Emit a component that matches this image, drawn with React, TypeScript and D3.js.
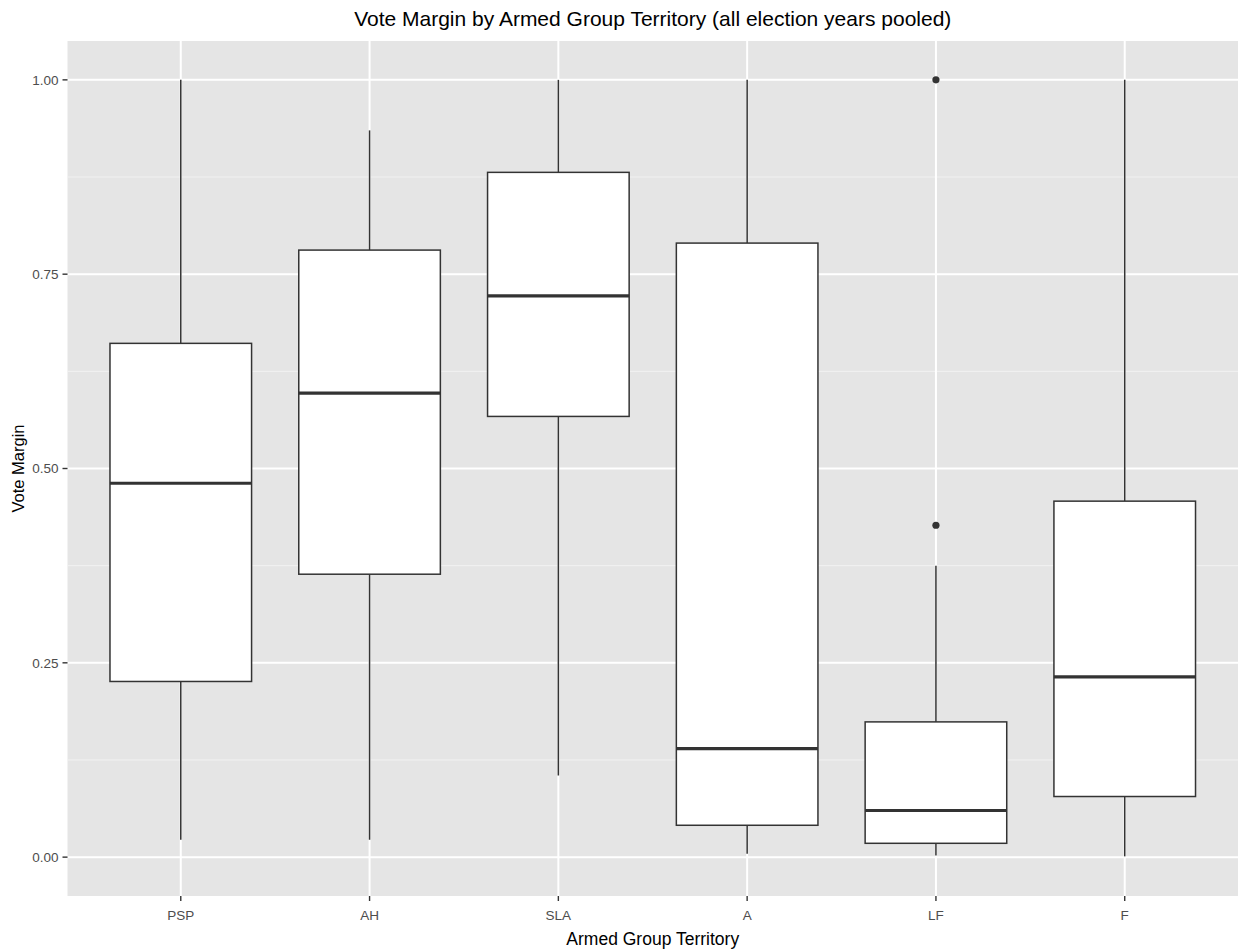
import React, { useEffect, useRef } from "react";
import * as d3 from "d3";

const groups = ["PSP", "AH", "SLA", "A", "LF", "F"];
const whiskerLow = [0.0225, 0.0225, 0.105, 0.0045, 0.002, 0.001];
const q1 = [0.226, 0.364, 0.567, 0.041, 0.0178, 0.078];
const medians = [0.481, 0.597, 0.722, 0.1395, 0.06, 0.232];
const q3 = [0.661, 0.781, 0.881, 0.79, 0.174, 0.458];
const whiskerHigh = [1.0, 0.935, 1.0, 1.0, 0.375, 1.0];
const outliers = [
  { group: "LF", value: 1.0 },
  { group: "LF", value: 0.427 },
];
const yTicks = [0, 0.25, 0.5, 0.75, 1.0];
const yMinor = [0.125, 0.375, 0.625, 0.875];

const W = 1238, H = 951;
const margin = { top: 41, right: 0, bottom: 55, left: 67.5 };

const App = () => {
  const ref = useRef<SVGSVGElement>(null);

  useEffect(() => {
    const svg = d3.select(ref.current);
    svg.selectAll("*").remove();

    const innerW = W - margin.left - margin.right;
    const innerH = H - margin.top - margin.bottom;
    const font = "'Liberation Sans', Arial, sans-serif";

    // discrete scale with ggplot's 0.6 expansion on each side
    const step = innerW / (groups.length - 1 + 1.2);
    const x = (g: string) => margin.left + step * (0.6 + groups.indexOf(g));
    const y = d3.scaleLinear().domain([-0.05, 1.05]).range([margin.top + innerH, margin.top]);
    const boxW = step * 0.75;

    const g = svg.append("g");
    g.append("rect")
      .attr("x", margin.left).attr("y", margin.top)
      .attr("width", innerW).attr("height", innerH)
      .attr("fill", "#e5e5e5");

    g.selectAll(".minor").data(yMinor).enter().append("line")
      .attr("x1", margin.left).attr("x2", W - margin.right)
      .attr("y1", d => y(d)).attr("y2", d => y(d))
      .attr("stroke", "#f2f2f2").attr("stroke-width", 1);
    g.selectAll(".majory").data(yTicks).enter().append("line")
      .attr("x1", margin.left).attr("x2", W - margin.right)
      .attr("y1", d => y(d)).attr("y2", d => y(d))
      .attr("stroke", "#fff").attr("stroke-width", 2);
    g.selectAll(".majorx").data(groups).enter().append("line")
      .attr("x1", d => x(d)).attr("x2", d => x(d))
      .attr("y1", margin.top).attr("y2", margin.top + innerH)
      .attr("stroke", "#fff").attr("stroke-width", 2);

    const stroke = "#333";
    groups.forEach((grp, i) => {
      const cx = x(grp);
      g.append("line").attr("x1", cx).attr("x2", cx)
        .attr("y1", y(q3[i])).attr("y2", y(whiskerHigh[i]))
        .attr("stroke", stroke).attr("stroke-width", 1.5);
      g.append("line").attr("x1", cx).attr("x2", cx)
        .attr("y1", y(q1[i])).attr("y2", y(whiskerLow[i]))
        .attr("stroke", stroke).attr("stroke-width", 1.5);
      g.append("rect")
        .attr("x", cx - boxW / 2).attr("width", boxW)
        .attr("y", y(q3[i])).attr("height", y(q1[i]) - y(q3[i]))
        .attr("fill", "#fff").attr("stroke", stroke).attr("stroke-width", 1.5);
      g.append("line").attr("x1", cx - boxW / 2).attr("x2", cx + boxW / 2)
        .attr("y1", y(medians[i])).attr("y2", y(medians[i]))
        .attr("stroke", stroke).attr("stroke-width", 3.2);
    });

    g.selectAll(".out").data(outliers).enter().append("circle")
      .attr("cx", d => x(d.group)).attr("cy", d => y(d.value))
      .attr("r", 3.6).attr("fill", stroke);

    // axes
    const tickCol = "#333";
    yTicks.forEach(t => {
      g.append("line").attr("x1", margin.left - 5).attr("x2", margin.left)
        .attr("y1", y(t)).attr("y2", y(t)).attr("stroke", tickCol).attr("stroke-width", 1.4);
      g.append("text").attr("x", margin.left - 9).attr("y", y(t)).attr("dy", "0.35em")
        .attr("text-anchor", "end").attr("font-family", font).attr("font-size", 13.5)
        .attr("fill", "#4d4d4d").text(d3.format(".2f")(t));
    });
    groups.forEach(grp => {
      g.append("line").attr("x1", x(grp)).attr("x2", x(grp))
        .attr("y1", margin.top + innerH).attr("y2", margin.top + innerH + 5)
        .attr("stroke", tickCol).attr("stroke-width", 1.4);
      g.append("text").attr("x", x(grp)).attr("y", margin.top + innerH + 24)
        .attr("text-anchor", "middle").attr("font-family", font).attr("font-size", 13.5)
        .attr("fill", "#4d4d4d").text(grp);
    });

    const cxPanel = margin.left + innerW / 2;
    g.append("text").attr("x", cxPanel).attr("y", 26)
      .attr("text-anchor", "middle").attr("font-family", font).attr("font-size", 21)
      .attr("fill", "#000").text("Vote Margin by Armed Group Territory (all election years pooled)");
    g.append("text").attr("x", cxPanel).attr("y", 945)
      .attr("text-anchor", "middle").attr("font-family", font).attr("font-size", 17.5)
      .attr("fill", "#000").text("Armed Group Territory");
    g.append("text")
      .attr("transform", `translate(24, ${margin.top + innerH / 2}) rotate(-90)`)
      .attr("text-anchor", "middle").attr("font-family", font).attr("font-size", 16.5)
      .attr("fill", "#000").text("Vote Margin");
  }, []);

  return (
    <svg ref={ref} width={W} height={H}
      style={{ position: "absolute", left: 0, top: 0, background: "#fff" }} />
  );
};

export default App;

########

Exercise requirements
Take every line from the data that contains the word "React".

Task solution
Emit a component that matches this image, drawn with React, TypeScript and D3.js.
import React, { useEffect, useRef } from "react";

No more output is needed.